We met every Sunday evening and worked in a group of four. These writers were very talented. For the price of the class and the amount of writing, the kind of people this class attracts are die-hards. Reading their stories changed me. Giving them feedback, getting their feedback, was more than someone close to me could offer. We are all striving for a common goal, all being vulnerable, and all there to support one another in the process. There was little time to chat, but Francesca allowed us as long as we needed to give each other our reports, talk about our work, and get her feedback. We had group exercises and even sat in a brief ceremony for the full moon. Reading their stories changed me more than I can say for my community college class because I was a part of their story. They took in my advice and comments, and it reflected in the upcoming submissions. They trusted me with their secrets, and the sisterhood bond was healing for me.
In the tenth week, I didn’t submit my work. I’m not perfect, and I got stuck six pages into my chapter and was overwhelmed with work, illness, and stress. I didn’t move forward.
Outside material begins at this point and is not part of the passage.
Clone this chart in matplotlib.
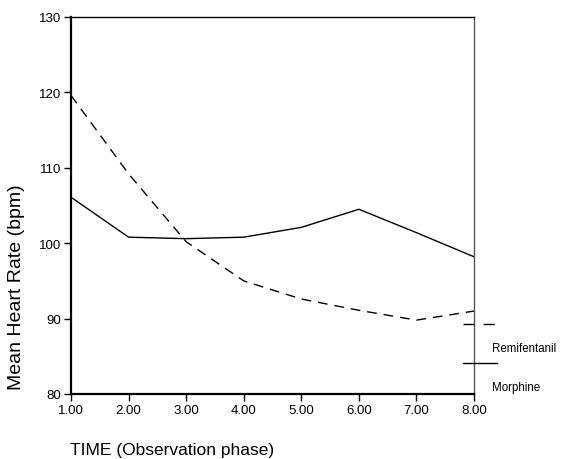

Instead, I focused on my reviews and gave my group the best analysis I could for that week. I would recommend two hours a day put aside for this class, Monday through Friday, with a break on Saturday and a meeting on Sunday. I’m not saying it takes that long to write ten pages but you have to map out your chapter/ or short story, you have to answer the questions, review your classmates stories, take notes and execute the notes from the prior week and write your story. If I could do this class again, I would take the questions more seriously and put aside more time to focus.
I wrote 66 pages, 21952 words for my story Discordia, gained notes on an existing short story and a ten-page non-fiction called Somebody’s Giant. I received four notes (including Francesca’s professional notation) on each chapter. I learned how to become a better writer, how to plan and analyze my process, and I was pushed to write by taking this course. Because she allowed me a payment plan, I was able to manage the class fee, and I would 100% retake this class.
If you are a reader, I recommend you pick up Francesca’s fiction books. If you want to become a writer, I recommend A Thorn Necklace. If you are a writer, take the course. There is nothing to lose and so much to gain. I am so proud of what I have accomplished in just ten weeks.
Thank you for reading my blog! I am happy to be back.